Before the group can sing though, their personal lives are in disarray. We get a glimpse into the pretty cute relationship between Artie (Kevin McHale) and Britney (Heather Morris) who have a major misunderstanding, while Finn and Rachel are clearly on the outs (she found out about him and Santana).
Mr. Shue’s love life isn’t going too well either, as Emma (Jayma Mayes) has run off to marry her dentist true love (John Stamos) in Vegas.
Meanwhile, Kurt is having a hard time assimilating into the very structured Dalton Academy and the Warblers. It’s a hive mindset, something Kurt is not used to, but he learns some lessons along the way about the differences between the Warblers and New Directions.

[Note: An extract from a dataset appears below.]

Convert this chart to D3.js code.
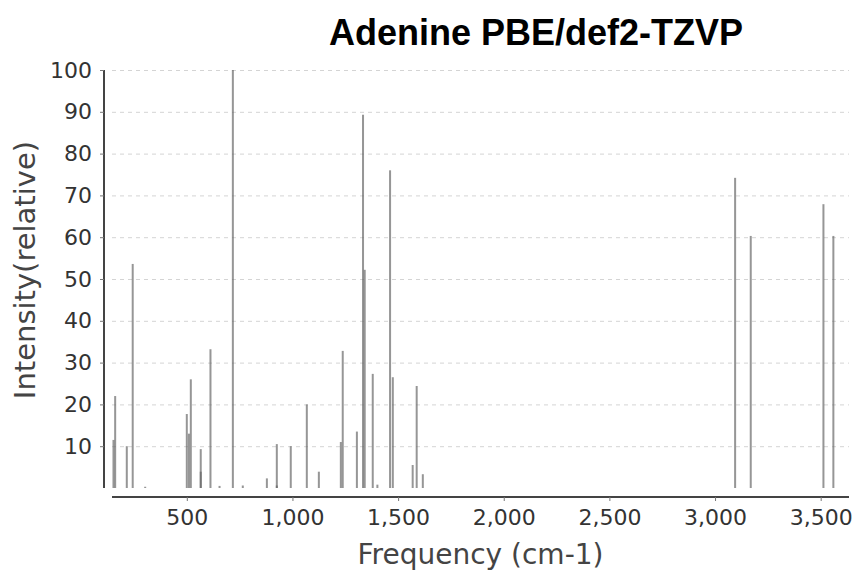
<!DOCTYPE html>
<html>
<head>
<meta charset="utf-8">
<script src="https://cdn.jsdelivr.net/npm/d3@7"></script>
<style>
  html, body { margin: 0; padding: 0; background: #fff; }
  svg { display: block; }
</style>
</head>
<body>
<svg id="chart" width="856" height="574"></svg>
<script>
// Data (frequency in cm-1, relative intensity)
const frequencies = [153, 161, 216, 244, 303, 500, 510, 519, 566, 566, 612, 655, 718, 765,
  879, 926, 926, 992, 1068, 1125, 1229, 1238, 1305, 1334, 1342, 1380, 1402, 1462, 1475,
  1569, 1588, 1617, 3095, 3169, 3513, 3560];
const intensities = [11.5, 22, 10, 53.6, 0.3, 17.7, 13, 26, 9.3, 3.9, 33.2, 0.5, 100, 0.6,
  2.3, 10.5, 0.6, 10, 20, 3.9, 11, 32.8, 13.5, 89.3, 52.2, 27.3, 0.8, 76, 26.5,
  5.5, 24.4, 3.3, 74.2, 60.3, 67.9, 60.3];
const xTicks = [500, 1000, 1500, 2000, 2500, 3000, 3500];
const yTicks = [10, 20, 30, 40, 50, 60, 70, 80, 90, 100];
const title = "Adenine PBE/def2-TZVP";
const xLabel = "Frequency (cm-1)";
const yLabel = "Intensity(relative)";

const svg = d3.select("#chart");
const plot = { left: 112, right: 849, top: 70, bottom: 488 };

const x = d3.scaleLinear().domain([146, 3634]).range([plot.left, plot.right]);
const y = d3.scaleLinear().domain([0, 100]).range([plot.bottom, plot.top]);

const font = "'DejaVu Sans', Verdana, sans-serif";

// gridlines
svg.append("g").selectAll("line").data(yTicks).join("line")
  .attr("x1", plot.left).attr("x2", plot.right)
  .attr("y1", d => y(d) + 0.5).attr("y2", d => y(d) + 0.5)
  .attr("stroke", "#d4d4d4").attr("stroke-width", 1)
  .attr("stroke-dasharray", "4,4");

// bars
const data = frequencies.map((f, i) => ({ f, v: intensities[i] }));
svg.append("g").selectAll("rect").data(data).join("rect")
  .attr("x", d => x(d.f) - 1)
  .attr("width", 2)
  .attr("y", d => y(d.v))
  .attr("height", d => y(0) - y(d.v))
  .attr("fill", "#646464")
  .attr("fill-opacity", 0.68);

// y axis
const yAxis = d3.axisLeft(y).tickValues(yTicks).tickSize(4).tickPadding(8);
const gy = svg.append("g").attr("transform", "translate(104,0)").call(yAxis);
gy.select(".domain").attr("stroke", "#444").attr("stroke-width", 2)
  .attr("d", `M0,${plot.top}V${plot.bottom}`);
gy.selectAll(".tick line").attr("stroke", "#777");
gy.selectAll(".tick text").attr("font-family", font).attr("font-size", 22)
  .attr("fill", "#333");

// x axis
const xAxis = d3.axisBottom(x).tickValues(xTicks).tickSize(4).tickPadding(8)
  .tickFormat(d3.format(","));
const gx = svg.append("g").attr("transform", "translate(0,497)").call(xAxis);
gx.select(".domain").attr("stroke", "#444").attr("stroke-width", 2)
  .attr("d", `M${plot.left},0H${plot.right}`);
gx.selectAll(".tick line").attr("stroke", "#777");
gx.selectAll(".tick text").attr("font-family", font).attr("font-size", 22)
  .attr("fill", "#333");

// title
svg.append("text")
  .attr("x", 536).attr("y", 45)
  .attr("text-anchor", "middle")
  .attr("font-family", "'Liberation Sans', Arial, sans-serif")
  .attr("font-weight", "bold")
  .attr("font-size", 36)
  .attr("fill", "#000")
  .text(title);

// axis labels
svg.append("text")
  .attr("x", (plot.left + plot.right) / 2).attr("y", 564)
  .attr("text-anchor", "middle")
  .attr("font-family", font).attr("font-size", 28)
  .attr("fill", "#444")
  .text(xLabel);

svg.append("text")
  .attr("transform", `translate(35,270) rotate(-90)`)
  .attr("text-anchor", "middle")
  .attr("font-family", font).attr("font-size", 29)
  .attr("fill", "#444")
  .text(yLabel);
</script>
</body>
</html>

This episode is filled with one great moment after another. Perfectly realized in the script by co-creator Brad Falchuk and directed with finesse by Paris Barclay. The episode features some fantastic moments including some great nuanced moments between Kurt and Rachel (they can be friends, now that they’re not competition), Artie and Britney (more, more, more) and the continued evolution of Puck (Mark Salling) as bad boy with a little more soul than we realized.
The song selection is okay – nothing that stands out except for The Warblers stellar take on the Train song “Hey, Soul Sister.” Once again, newcomer Darren Criss steals the show as Kurt’s mentor Blaine. The elderly group singing “The Living Years” feels too cheesy and on-the-nose for the show. It’s almost as if the writers came up with the gag at the beginning of the season and couldn’t wait to deliver the pay-off, but the pay-off is more disquieting than funny.
I think one of the important things GLEE needs to address and remedy in the second half of the season is more consistency and more ongoing storylines that carry over week to week and evolve naturally instead of in TV time.
This whole Sectionals episode could have actually been split into two different weeks. Too much story is crammed into this one episode that would have been better to let breathe over a couple more episodes.
However, “Special Education” also works fine, just as it is. A solid hour crammed with great story is better than too many songs crammed around too little story (which GLEE has done on many occasions too). One more episode (the Christmas one) and it’s hiatus time. It’s going to be a long winter for GLEE fans.